● **WHAT NEEDS TO BE DONE**: Your task is to retype, word for word, the lines from the start of the data through the line holding "295, 305, 316]". Do not include the pictures.

#####

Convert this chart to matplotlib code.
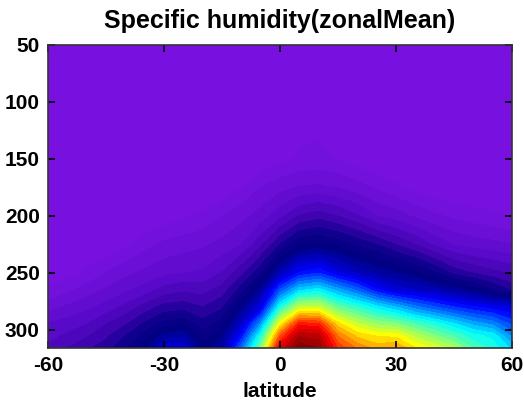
import numpy as np
import matplotlib
matplotlib.use("Agg")
import matplotlib.pyplot as plt
from matplotlib.colors import LinearSegmentedColormap

plt.rcParams.update({"font.family": "Liberation Sans", "font.weight": "bold", "font.size": 15,
                     "axes.unicode_minus": False})

# latitude (deg) and pressure levels (hPa)
lat = np.arange(-60, 61, 5)
plev = [50, 150, 175, 200, 225, 250, 265, 280, 295, 305, 316]

# zonal mean specific humidity (relative units)
q50 = [0] * 25
q150 = [0, 0, 0, 0, 0, 0, 0, 0, 0, 0, 0, 0, 1.8, 2.8, 3, 2.4, 1, 0, 0, 0, 0, 0, 0, 0, 0]
q175 = [0, 0, 0, 0, 0, 0, 0, 0, 0, 0, 2.4, 5, 6.6, 7.7, 8, 7.4, 6.1, 4.6, 3, 1.6, 0.4, 0, 0, 0, 0]
q200 = [0, 0, 0, 0, 0, 0, 0.8, 2, 3, 5, 6.6, 8.6, 11.7, 15.2, 16.5, 15, 12.8, 10, 8.8, 7, 5.5, 4.4, 3.6, 3, 2.4]
q225 = [0, 0, 0, 0, 2, 4, 5.6, 6.4, 7, 8.3, 10, 14.3, 20, 24.5, 25.5, 24, 22, 20, 17.4, 15, 12, 9.8, 8.9, 8.3, 7.6]
q250 = [0, 1.4, 3, 5, 6.8, 8.1, 9.3, 10, 10.5, 12.7, 16.8, 22.1, 31, 38, 40, 35.5, 32, 29.5, 27.7, 25.6, 22.8, 19.2, 17.4, 15.9, 14.7]
q265 = [2.8, 4.4, 6.1, 7.9, 9.5, 11.1, 13.5, 14.5, 14, 16.1, 21.2, 28.6, 43, 52, 54, 49, 44.5, 38.2, 34.1, 32.7, 31.1, 28.9, 26.3, 22.8, 19.7]
q280 = [6.2, 8, 9.3, 11, 13.2, 16, 18.5, 19, 17.6, 19.5, 27.1, 35, 56, 68, 68.5, 61.5, 57.8, 53.9, 50.3, 46.1, 43, 40.2, 38.1, 36.4, 35]
q295 = [10.3, 11.3, 12.5, 15, 17.3, 20.5, 23.5, 24.5, 21.2, 23.8, 33, 48, 72, 87, 86, 74, 68.5, 64.9, 63.5, 60, 56.9, 53.3, 49.6, 47.1, 42.1]
q305 = [11.6, 13, 14.7, 16.9, 20, 23.5, 28.5, 29.5, 23.5, 26.8, 38.1, 56, 82, 95, 94, 80, 74.5, 72.5, 72, 67, 63.1, 59.6, 56.1, 54.3, 46.8]
q316 = [13, 15, 17, 19, 22, 27, 34, 35, 26, 30, 45, 63, 91, 100, 98, 85, 80, 77, 78, 73, 70, 66, 60, 57, 52]

q = np.array([q50, q150, q175, q200, q225, q250, q265, q280, q295, q305, q316])

cmap = LinearSegmentedColormap.from_list("pj", [
    (0.00, "#7b12e2"), (0.06, "#6c0fd8"), (0.12, "#5508c6"), (0.17, "#3a02aa"),
    (0.21, "#10008e"), (0.26, "#000080"), (0.30, "#0000a8"), (0.38, "#0000ff"),
    (0.55, "#00ffff"), (0.72, "#ffff00"), (0.88, "#ff0000"), (1.00, "#800000")])

fig = plt.figure(figsize=(5.24, 4.05), dpi=100)
ax = fig.add_axes([48/524, 57/405, 464/524, 303/405])
ax.contourf(lat, plev, q, levels=np.linspace(0, 100.5, 41), cmap=cmap, vmin=0, vmax=100)
ax.set_xlim(-60, 60); ax.set_ylim(316, 50)
ax.set_xticks([-60, -30, 0, 30, 60]); ax.set_yticks([50, 100, 150, 200, 250, 300])
ax.tick_params(direction="in", top=True, right=True, length=5, width=1.2, pad=6)
for s in ax.spines.values():
    s.set_linewidth(1.2); s.set_color("#333333")
ax.set_xlabel("latitude", fontweight="bold", labelpad=5)
ax.set_title("Specific humidity(zonalMean)", fontweight="bold", pad=12)
fig.savefig("out.png")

#####

● **THE RESPONSE**:
Convert this chart to matplotlib code.
import numpy as np
import matplotlib
matplotlib.use("Agg")
import matplotlib.pyplot as plt
from matplotlib.colors import LinearSegmentedColormap

plt.rcParams.update({"font.family": "Liberation Sans", "font.weight": "bold", "font.size": 15,
                     "axes.unicode_minus": False})

# latitude (deg) and pressure levels (hPa)
lat = np.arange(-60, 61, 5)
plev = [50, 150, 175, 200, 225, 250, 265, 280, 295, 305, 316]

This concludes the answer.